Write out all lines holding the word "this".
....................
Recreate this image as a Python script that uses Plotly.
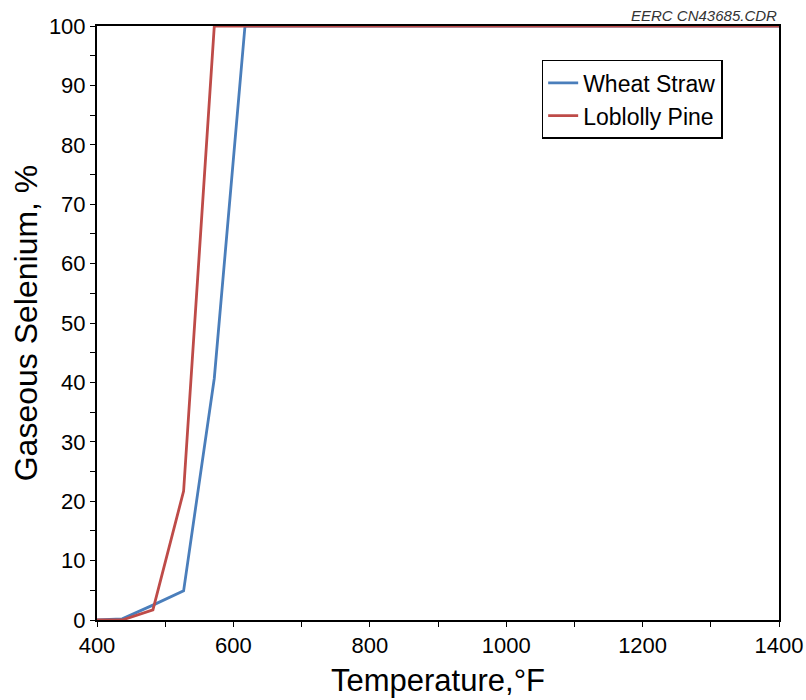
import plotly.graph_objects as go

temps = [392, 437, 482, 527, 572, 617, 1400]
wheat_straw = [0, 0.2, 2.5, 4.9, 40.7, 100, 100]
loblolly_pine = [0, 0, 1.7, 21.7, 100, 100, 100]

font = "Liberation Sans, Arial, sans-serif"

fig = go.Figure()
fig.add_trace(go.Scatter(x=temps, y=wheat_straw, mode="lines", name="Wheat Straw",
                         line=dict(color="#4a7ebb", width=2.8)))
fig.add_trace(go.Scatter(x=temps, y=loblolly_pine, mode="lines", name="Loblolly Pine",
                         line=dict(color="#be4b48", width=2.8)))

axis_common = dict(showline=True, linecolor="black", linewidth=2, mirror=True,
                   ticks="outside", ticklen=5, tickwidth=1, tickcolor="black",
                   showgrid=False, zeroline=False, layer="below traces", automargin=False,
                   tickfont=dict(family=font, size=22, color="black"))

fig.update_xaxes(range=[400, 1400], dtick=200, tick0=400,
                 minor=dict(dtick=100, ticks="outside", ticklen=5, tickcolor="black"),
                 title=dict(text="Temperature,°F", font=dict(family=font, size=31, color="black"),
                            standoff=12),
                 **axis_common)
fig.update_yaxes(range=[0, 100], dtick=10,
                 minor=dict(dtick=5, ticks="outside", ticklen=5, tickcolor="black"),
                 title=dict(text="Gaseous Selenium, %", font=dict(family=font, size=32, color="black"),
                            standoff=2),
                 **axis_common)

fig.add_annotation(text="<i>EERC CN43685.CDR</i>", xref="paper", yref="paper",
                   x=1.0, y=1.0, xanchor="right", yanchor="bottom", yshift=0,
                   showarrow=False, font=dict(family=font, size=15, color="#333"))

fig.update_layout(
    width=806, height=700,
    margin=dict(l=97, r=27, t=26, b=80),
    paper_bgcolor="white", plot_bgcolor="white",
    legend=dict(x=0.652, y=0.943, xanchor="left", yanchor="top",
                bordercolor="black", borderwidth=1.5, bgcolor="white",
                font=dict(family=font, size=23, color="black"),
                itemwidth=30, tracegroupgap=2),
    showlegend=True,
)

fig.write_html("out.html")
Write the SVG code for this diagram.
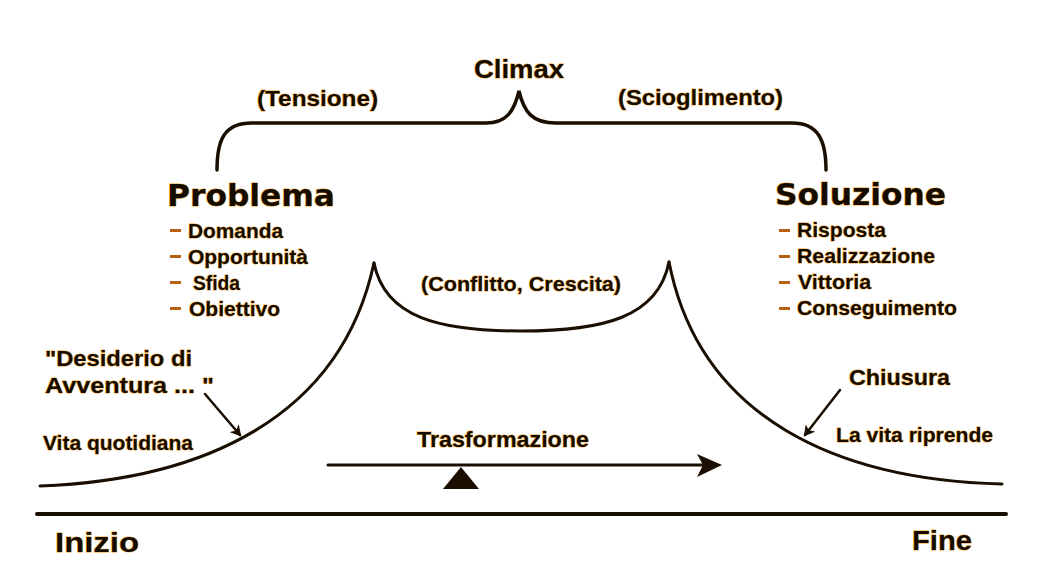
....................
* [OUTPUT OF THE TASK]
Recreate this image as a Python script that uses Plotly.
Write the SVG code for this diagram.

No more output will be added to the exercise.